# WHAT YOU HAVE TO DO
Copy exactly, and only, the lines below from the first through the one containing "plt.rcParams['axes.unicode_minus'] = False", both included; pictures are omitted.

# RECORDED INFORMATION

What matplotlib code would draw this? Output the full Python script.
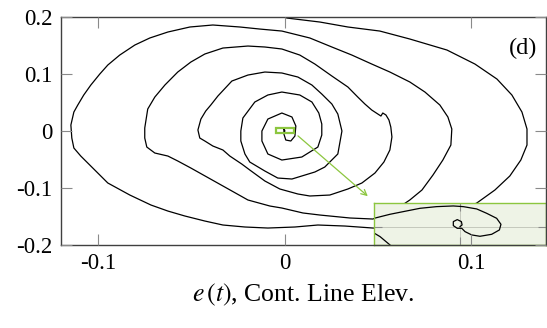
import numpy as np
from matplotlib import pyplot as plt
from matplotlib.patches import Rectangle

plt.rcParams['font.family'] = ['Liberation Serif', 'DejaVu Serif']
plt.rcParams['mathtext.fontset'] = 'stix'
plt.rcParams['axes.unicode_minus'] = False

# phase trajectory: control line elevation e(t) against its rate
e = [0.0, 0.0011, 0.0188, 0.0338, 0.0509, 0.0670, 0.0869, 0.1019, 0.1137, 0.1217,
     0.1271, 0.1298, 0.1298, 0.1265, 0.1206, 0.1126, 0.1029, 0.0885, 0.0724, 0.0590,
     0.0472, 0.0322, 0.0177, 0.0054, -0.0091, -0.0214, -0.0332, -0.0429, -0.0536, -0.0627,
     -0.0718, -0.0831, -0.0949, -0.1019, -0.1094, -0.1131, -0.1142, -0.1147, -0.1131, -0.1110,
     -0.1078, -0.1040, -0.0992, -0.0949, -0.0885, -0.0804, -0.0724, -0.0627, -0.0509, -0.0386,
     -0.0241, -0.0134, -0.0016, 0.0134, 0.0252, 0.0359, 0.0466, 0.0563, 0.0670, 0.0751,
     0.0831, 0.0874, 0.0895, 0.0890, 0.0847, 0.0794, 0.0735, 0.0670, 0.0590, 0.0472,
     0.0349, 0.0188, 0.0097, -0.0016, -0.0080, -0.0198, -0.0332, -0.0429, -0.0504, -0.0574,
     -0.0627, -0.0697, -0.0740, -0.0751, -0.0751, -0.0735, -0.0697, -0.0643, -0.0574, -0.0504,
     -0.0429, -0.0332, -0.0198, -0.0107, -0.0016, 0.0080, 0.0161, 0.0252, 0.0338, 0.0391,
     0.0429, 0.0466, 0.0499, 0.0515, 0.0525, 0.0542, 0.0558, 0.0568, 0.0574, 0.0563,
     0.0531, 0.0483, 0.0413, 0.0338, 0.0241, 0.0134, 0.0070, -0.0027, -0.0107, -0.0188,
     -0.0231, -0.0295, -0.0332, -0.0386, -0.0429, -0.0456, -0.0466, -0.0450, -0.0424, -0.0397,
     -0.0359, -0.0284, -0.0198, -0.0107, -0.0016, 0.0070, 0.0145, 0.0198, 0.0252, 0.0284,
     0.0306, 0.0284, 0.0214, 0.0161, 0.0038, -0.0038, -0.0107, -0.0188, -0.0214, -0.0236,
     -0.0236, -0.0225, -0.0161, -0.0091, -0.0016, 0.0080, 0.0145, 0.0182, 0.0198, 0.0198,
     0.0177, 0.0091, -0.0016, -0.0091, -0.0123, -0.0123, -0.0091, -0.0016, 0.0038, 0.0059,
     0.0054, 0.0032, 0.0005, -0.0005, -0.0005, 0.0]
de = [0.2000, 0.1982, 0.1912, 0.1825, 0.1754, 0.1614, 0.1421, 0.1175, 0.0912, 0.0632,
      0.0333, 0.0035, -0.0246, -0.0509, -0.0789, -0.1035, -0.1263, -0.1474, -0.1632, -0.1719,
      -0.1702, -0.1667, -0.1649, -0.1684, -0.1702, -0.1684, -0.1649, -0.1579, -0.1491, -0.1404,
      -0.1298, -0.1123, -0.0912, -0.0684, -0.0439, -0.0298, -0.0123, 0.0105, 0.0333, 0.0456,
      0.0632, 0.0807, 0.1000, 0.1158, 0.1333, 0.1509, 0.1632, 0.1737, 0.1825, 0.1860,
      0.1825, 0.1789, 0.1754, 0.1632, 0.1474, 0.1333, 0.1175, 0.1035, 0.0860, 0.0684,
      0.0456, 0.0246, 0.0035, -0.0246, -0.0509, -0.0772, -0.1035, -0.1210, -0.1386, -0.1544,
      -0.1526, -0.1474, -0.1438, -0.1351, -0.1316, -0.1210, -0.0965, -0.0789, -0.0649, -0.0526,
      -0.0439, -0.0386, -0.0281, -0.0123, 0.0053, 0.0386, 0.0596, 0.0807, 0.1035, 0.1210,
      0.1351, 0.1456, 0.1491, 0.1474, 0.1439, 0.1333, 0.1175, 0.0965, 0.0772, 0.0596,
      0.0474, 0.0368, 0.0298, 0.0263, 0.0316, 0.0281, 0.0193, 0.0070, -0.0105, -0.0333,
      -0.0544, -0.0737, -0.0912, -0.1017, -0.1123, -0.1140, -0.1105, -0.1017, -0.0877, -0.0684,
      -0.0579, -0.0439, -0.0333, -0.0263, -0.0175, -0.0123, 0.0018, 0.0210, 0.0351, 0.0456,
      0.0614, 0.0877, 0.0982, 0.1035, 0.1018, 0.0947, 0.0807, 0.0649, 0.0474, 0.0298,
      0.0000, -0.0403, -0.0632, -0.0719, -0.0842, -0.0825, -0.0702, -0.0544, -0.0403, -0.0175,
      0.0000, 0.0228, 0.0509, 0.0632, 0.0684, 0.0632, 0.0509, 0.0316, 0.0123, -0.0070,
      -0.0281, -0.0456, -0.0509, -0.0403, -0.0175, 0.0000, 0.0210, 0.0316, 0.0246, 0.0088,
      -0.0088, -0.0175, -0.0158, -0.0053, 0.0053, 0.0]

# zoomed view around the origin
zoom_e = [-0.00500, -0.00407, -0.00330, -0.00233, -0.00136, -0.00039, 0.00019, 0.00097,
          0.00155, 0.00213, 0.00238, 0.00229, 0.00184, 0.00116, 0.00068, 0.00029, 0.00010,
          -0.00016, -0.00039, -0.00039, -0.00016, 0.00008, 0.00012, 0.0]
zoom_de = [0.00206, 0.00302, 0.00365, 0.00444, 0.00484, 0.00500, 0.00484, 0.00429,
           0.00325, 0.00206, 0.00063, -0.00071, -0.00175, -0.00222, -0.00190, -0.00111, -0.00032,
           -0.00032, 0.00032, 0.00127, 0.00175, 0.00127, 0.00048, 0.00008]
zoom_tail_e = [-0.00504, -0.00465, -0.00407, -0.00378]
zoom_tail_de = [-0.00135, -0.00230, -0.00429, -0.00550]

zoom_xlim = (-0.005, 0.005)
zoom_ylim = (-0.0043, 0.0057)

green = '#8cc63f'

fig = plt.figure(figsize=(5.47, 3.28), dpi=100)
ax = fig.add_axes([0.1115, 0.253, 0.8867, 0.6951])
ax.plot(e, de, color='black', lw=0.9, zorder=1)

ax.set_xlim(-0.12, 0.14)
ax.set_ylim(-0.2, 0.2)
ax.set_xticks([-0.1, 0, 0.1])
ax.set_xticklabels(['-0.1', '0', '0.1'])
ax.set_yticks([-0.2, -0.1, 0, 0.1, 0.2])
ax.set_yticklabels(['-0.2', '-0.1', '0', '0.1', '0.2'])
ax.set_axisbelow(False)
ax.tick_params(direction='in', length=8, width=0.8, color='#8a8a8a',
               top=True, right=True, labelsize=16.5, pad=6)
for s in ax.spines.values():
    s.set_color('#404040')
    s.set_linewidth(1.0)
ax.set_xlabel(r'$e\,(t)$, Cont. Line Elev.', fontsize=18.5, labelpad=5)
ax.text(0.981, 0.864, '(d)', transform=ax.transAxes, ha='right', va='center', fontsize=17.5)

# marker box and pointer to the zoomed view
ax.add_patch(Rectangle((zoom_xlim[0], zoom_ylim[0]), zoom_xlim[1] - zoom_xlim[0],
                       zoom_ylim[1] - zoom_ylim[0], fill=False, ec=green, lw=1.6, zorder=3))
ax.annotate('', xy=(0.0456, -0.1175), xytext=(0.0059, -0.0053),
            arrowprops=dict(arrowstyle='->', color=green, lw=0.9), zorder=3)

axins = ax.inset_axes([0.6454, 0.0, 0.3546, 0.1842])
axins.set_zorder(2)
axins.set_facecolor('#eef3e6')
axins.plot(zoom_e, zoom_de, color='black', lw=0.9)
axins.plot(zoom_tail_e, zoom_tail_de, color='black', lw=0.9)
axins.set_xlim(*zoom_xlim)
axins.set_ylim(*zoom_ylim)
axins.set_xticks([0])
axins.set_yticks([0])
axins.tick_params(direction='in', length=6, width=0.8, color='#8a8a8a',
                  top=True, right=True, labelbottom=False, labelleft=False)
axins.grid(True, color='#c4c8bc', lw=0.7)
for s in axins.spines.values():
    s.set_color(green)
    s.set_linewidth(1.0)

fig.savefig('out.png', dpi=100)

# THE REPLY
What matplotlib code would draw this? Output the full Python script.
import numpy as np
from matplotlib import pyplot as plt
from matplotlib.patches import Rectangle

plt.rcParams['font.family'] = ['Liberation Serif', 'DejaVu Serif']
plt.rcParams['mathtext.fontset'] = 'stix'
plt.rcParams['axes.unicode_minus'] = False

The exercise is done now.